Timed for Halloween, this latest digital theater, livestreamed from the closet in Joshua William Gelb’s East Village apartment, feels as much of a landmark production as the original “Nosferatu,” which was also an experiment in a new medium – F.W. Murnau’s 1922 silent film, which artfully adapted Brian Stoker’s 19th century novel, “Dracula.”
Gelb’s 35-minute version (the film was three times longer) is both forward-looking and a delightful throwback – to at least two different eras, the 1920s and the 1950s.
After signing up, I got an envelope in my USPS mailbox containing both a Q-Code and a pair of cardboard 3D glasses.
The code led me to a YouTube channel which, following the instructions, I watched on my smart phone vertically rather than on my computer, since the presentation was in shape of, well, a closet, tall vertical, narrow width.
“Good evening and happy Halloween,” Gelb begins, dressed in a suit and tie and with a voice and manner that reminded me (surely not coincidentally) of Alfred Hitchcock Presents. He explains the origins of his “Theatre in Quarantine” during the pandemic, when he made a stage out of his closet, which measures just four feet wide, eight feet tall, and two feet deep. (Theatre in Quarantine’s many fans don’t need such an introduction, of course, having been blown away by the innovative stagecraft — closet craft? — of such works as Blood Meal, All The Different Ways Commodore Matthew Perry Could Have Died and I Am Sending You The Sacred Face, a musical about Mother Teresa)
Gelb then offers some instructions (like: put on the 3D glasses) and then, in a humorously (but convincingly) creepy tone, “Are you in a dark room. Have you locked the door so you remain undisturbed”

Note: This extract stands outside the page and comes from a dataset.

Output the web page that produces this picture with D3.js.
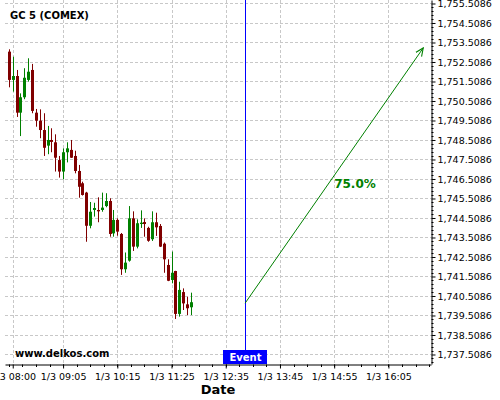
<!DOCTYPE html>
<html>
<head>
<meta charset="utf-8">
<script src="https://cdn.jsdelivr.net/npm/d3@7"></script>
<style>
  body { margin: 0; background: #fff; }
  svg { display: block; font-family: "DejaVu Sans", sans-serif; }
</style>
</head>
<body>
<div id="chart"></div>
<script>
// 5 minute candles, 3 Jan
const times = ["07:55","08:00","08:05","08:10","08:15","08:20","08:25","08:30","08:35","08:40","08:45","08:50",
  "08:55","09:00","09:05","09:10","09:15","09:20","09:25","09:30","09:35","09:40","09:45","09:50",
  "09:55","10:00","10:05","10:10","10:15","10:20","10:25","10:30","10:35","10:40","10:45","10:50",
  "10:55","11:00","11:05","11:10","11:15","11:20","11:25","11:30","11:35","11:40","11:45","11:50"];
const opens = [1753.04,1751.59,1751.79,1749.91,1750.70,1751.59,1752.10,1749.91,1749.50,1749.02,1748.22,1748.51,
  1748.39,1747.48,1746.89,1747.88,1748.00,1747.69,1746.92,1746.29,1745.81,1744.11,1744.92,1744.92,
  1744.92,1745.12,1745.38,1743.72,1744.41,1743.69,1741.88,1742.32,1744.49,1743.04,1744.20,1744.30,
  1744.00,1743.42,1744.29,1744.10,1743.19,1742.10,1741.33,1741.79,1739.59,1740.71,1740.08,1739.93];
const highs = [1753.16,1752.78,1752.10,1750.90,1752.19,1752.70,1752.41,1750.10,1750.08,1749.88,1749.23,1749.11,
  1748.80,1747.69,1748.08,1748.39,1748.51,1747.96,1747.23,1746.37,1745.85,1745.33,1745.29,1745.57,
  1745.81,1745.78,1745.52,1744.92,1744.49,1743.74,1742.74,1745.12,1744.85,1744.44,1744.90,1744.49,
  1744.06,1744.85,1744.78,1744.20,1743.25,1742.39,1742.79,1741.80,1741.24,1740.90,1740.47,1740.68];
const lows = [1751.21,1750.99,1749.69,1748.71,1750.60,1751.50,1749.88,1749.19,1748.60,1747.69,1747.78,1747.88,
  1746.89,1746.58,1746.49,1747.36,1747.59,1746.80,1745.55,1745.66,1743.29,1743.98,1744.58,1744.29,
  1744.83,1745.06,1743.55,1743.55,1743.60,1741.59,1741.70,1742.27,1742.82,1742.95,1744.00,1743.55,
  1743.29,1743.33,1743.59,1743.02,1741.70,1741.27,1741.16,1739.33,1739.45,1739.79,1739.53,1739.53];
const closes = [1751.59,1751.79,1749.91,1750.70,1751.70,1752.01,1750.00,1749.50,1749.02,1748.11,1748.51,1748.41,
  1747.60,1746.89,1747.88,1748.08,1747.60,1746.92,1746.11,1745.69,1744.11,1744.83,1745.02,1744.85,
  1745.04,1745.38,1743.69,1744.41,1743.81,1741.88,1742.22,1744.49,1743.04,1744.24,1744.27,1744.20,
  1743.34,1744.29,1744.03,1743.04,1742.39,1741.29,1741.70,1739.59,1740.82,1740.13,1739.88,1740.19];

const yTicks = [1737.5086,1738.5086,1739.5086,1740.5086,1741.5086,1742.5086,1743.5086,1744.5086,1745.5086,
  1746.5086,1747.5086,1748.5086,1749.5086,1750.5086,1751.5086,1752.5086,1753.5086,1754.5086,1755.5086];
const xTicks = ["08:00","09:05","10:15","11:25","12:35","13:45","14:55","16:05"];

const eventTime = "13:00";
const forecastStart = { time: "13:00", price: 1740.14 };
const forecastEnd = { time: "16:50", price: 1753.23 };
const forecastLabel = { time: "14:55", price: 1746.03, text: "75.0%" };

const W = 500, H = 400;
const margin = { top: 0, right: 69, bottom: 36, left: 5 };
const parse = s => d3.timeParse("%Y-%m-%d %H:%M")("2020-01-03 " + s);

const svg = d3.select("#chart").append("svg")
  .attr("width", W).attr("height", H);

const x = d3.scaleTime()
  .domain([parse("07:50"), parse("17:00")])
  .range([margin.left, W - margin.right]);
const y = d3.scaleLinear()
  .domain([1737.0214, 1755.688])
  .range([H - margin.bottom, margin.top]);

const x0 = x.range()[0], x1 = x.range()[1];
const y0 = y.range()[0], y1 = y.range()[1];

// grid
const grid = svg.append("g")
  .attr("stroke", "#c8c8c8").attr("stroke-dasharray", "3,2").attr("stroke-width", 1);
grid.selectAll("line.h").data(yTicks).join("line")
  .attr("x1", x0).attr("x2", x1)
  .attr("y1", d => Math.round(y(d)) + 0.5).attr("y2", d => Math.round(y(d)) + 0.5);
grid.selectAll("line.v").data(xTicks).join("line")
  .attr("x1", d => Math.round(x(parse(d))) + 0.5).attr("x2", d => Math.round(x(parse(d))) + 0.5)
  .attr("y1", y1).attr("y2", y0);

// candles
const candles = times.map((t, i) => ({ t: parse(t), o: opens[i], h: highs[i], l: lows[i], c: closes[i] }));
const cg = svg.append("g").selectAll("g").data(candles).join("g")
  .attr("fill", d => d.c >= d.o ? "#008000" : "#800000")
  .attr("stroke", d => d.c >= d.o ? "#008000" : "#800000");
cg.append("line")
  .attr("x1", d => Math.round(x(d.t)) + 0.5).attr("x2", d => Math.round(x(d.t)) + 0.5)
  .attr("y1", d => y(d.h)).attr("y2", d => y(d.l));
cg.append("rect")
  .attr("stroke", "none")
  .attr("x", d => Math.round(x(d.t)) - 1).attr("width", 3)
  .attr("y", d => y(Math.max(d.o, d.c)))
  .attr("height", d => Math.max(1, Math.abs(y(d.o) - y(d.c))));

// event line and label
const ex = Math.round(x(parse(eventTime))) + 0.5;
svg.append("line")
  .attr("x1", ex).attr("x2", ex).attr("y1", y1).attr("y2", y0 - 14)
  .attr("stroke", "blue").attr("stroke-width", 1)
  .attr("shape-rendering", "crispEdges");
svg.append("rect")
  .attr("x", ex - 22.5).attr("y", y0 - 14).attr("width", 44).attr("height", 14)
  .attr("fill", "blue");
svg.append("text")
  .attr("x", ex).attr("y", y0 - 3.5)
  .attr("text-anchor", "middle").attr("fill", "#fff")
  .attr("font-size", 10).attr("font-weight", "bold")
  .text("Event");

// forecast arrow
svg.append("defs").append("marker")
  .attr("id", "arrow").attr("viewBox", "0 0 10 10")
  .attr("refX", 9).attr("refY", 5)
  .attr("markerWidth", 9).attr("markerHeight", 9)
  .attr("markerUnits", "userSpaceOnUse")
  .attr("orient", "auto")
  .append("path").attr("d", "M0,1 L9,5 L0,9")
  .attr("fill", "none").attr("stroke", "#008000").attr("stroke-width", 1.2);
svg.append("line")
  .attr("x1", x(parse(forecastStart.time))).attr("y1", y(forecastStart.price))
  .attr("x2", x(parse(forecastEnd.time))).attr("y2", y(forecastEnd.price))
  .attr("stroke", "#008000").attr("stroke-width", 1)
  .attr("marker-end", "url(#arrow)");
svg.append("text")
  .attr("x", x(parse(forecastLabel.time))).attr("y", y(forecastLabel.price))
  .attr("fill", "#008000").attr("font-size", 12).attr("font-weight", "bold")
  .text(forecastLabel.text);

// right axis
const yAxis = svg.append("g")
  .attr("transform", `translate(${x1 + 0.5},0)`)
  .call(d3.axisRight(y).tickValues(yTicks).tickSize(4).tickSizeOuter(0)
    .tickFormat(d3.format(",.4f")));
yAxis.select(".domain").attr("stroke", "#000");
yAxis.selectAll("text").attr("font-size", 9.5).attr("font-family", "DejaVu Sans").attr("fill", "#000").attr("x", 6);
const yMinor = d3.range(1737.1086, 1755.6, 0.2).filter(v => yTicks.every(t => Math.abs(t - v) > 0.01));
svg.append("g").attr("stroke", "#000")
  .selectAll("line").data(yMinor).join("line")
  .attr("x1", x1 + 0.5).attr("x2", x1 + 2.5)
  .attr("y1", d => Math.round(y(d)) + 0.5).attr("y2", d => Math.round(y(d)) + 0.5);

// bottom axis
const fmtX = d3.timeFormat("1/3 %H:%M");
const xAxis = svg.append("g")
  .attr("transform", `translate(0,${y0 + 0.5})`)
  .call(d3.axisBottom(x).tickValues(xTicks.map(parse)).tickSize(4).tickSizeOuter(0)
    .tickFormat(fmtX));
xAxis.select(".domain").attr("stroke", "#000");
xAxis.selectAll("text").attr("font-size", 9.5).attr("font-family", "DejaVu Sans").attr("fill", "#000").attr("dy", "0.9em");
const minorStep = 17.5 * 60000;
const xMinor = [];
for (let v = parse("09:05").getTime() - 4 * minorStep; v <= x.domain()[1].getTime(); v += minorStep) {
  if (v >= x.domain()[0].getTime()) xMinor.push(new Date(v));
}
svg.append("g").attr("stroke", "#000")
  .selectAll("line").data(xMinor).join("line")
  .attr("x1", d => Math.round(x(d)) + 0.5).attr("x2", d => Math.round(x(d)) + 0.5)
  .attr("y1", y0 + 0.5).attr("y2", y0 + 3);

// texts
svg.append("text").attr("x", 10).attr("y", 19)
  .attr("font-size", 10).attr("font-weight", "bold").text("GC 5 (COMEX)");
svg.append("text").attr("x", 15).attr("y", 357)
  .attr("font-size", 10).attr("font-weight", "bold").text("www.delkos.com");
svg.append("text").attr("x", (x0 + x1) / 2).attr("y", 394)
  .attr("text-anchor", "middle").attr("font-size", 13).attr("font-weight", "bold").text("Date");
</script>
</body>
</html>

What follows is a spot-on replica of a silent horror film in four Acts, complete with an appropriately eerie original score, scary sound effects and title cards, in which three performers act out the story: A real estate broker Thomas (Nick Lehane) hugs goodbye to his wife Ellen (Rosa Wolff) and travels to the home of Count Orlok (Gelb) in Transylvania, because His Grace has expressed interest in purchasing the house across the way from the broker’s own. At the business dinner with the count at his castle, Thomas accidentally cuts his thumb – the Count is enthralled with the dribble of blood.
The Count moves into the house, and the terror begins, with frequent fades to black; the wife attacked by errant hands in her bed , by an expanding black mass, and then by the full-bodied Count; flashes of flying bats and jittery geometric shapes, shadowy images I don’t always understand, which is surely the point; that’s what makes them scary. It’s not as clear, as in the original film, that the wife sacrifices herself to vanquish the Count. In Theatre in Quarantine’s version, the vampire seems to get the final word.
The photographs and Gelb’s videos below only hint at the experience, which is different watching in 3d on your phone, a bouquet of flowers blooming in your face or (more apt for the story) black-clad fingers jutting out at you.
There are two more live performances left at 7 and 9 p.m. tonight (Halloween!) via NYU Skirball. 2D versions are available.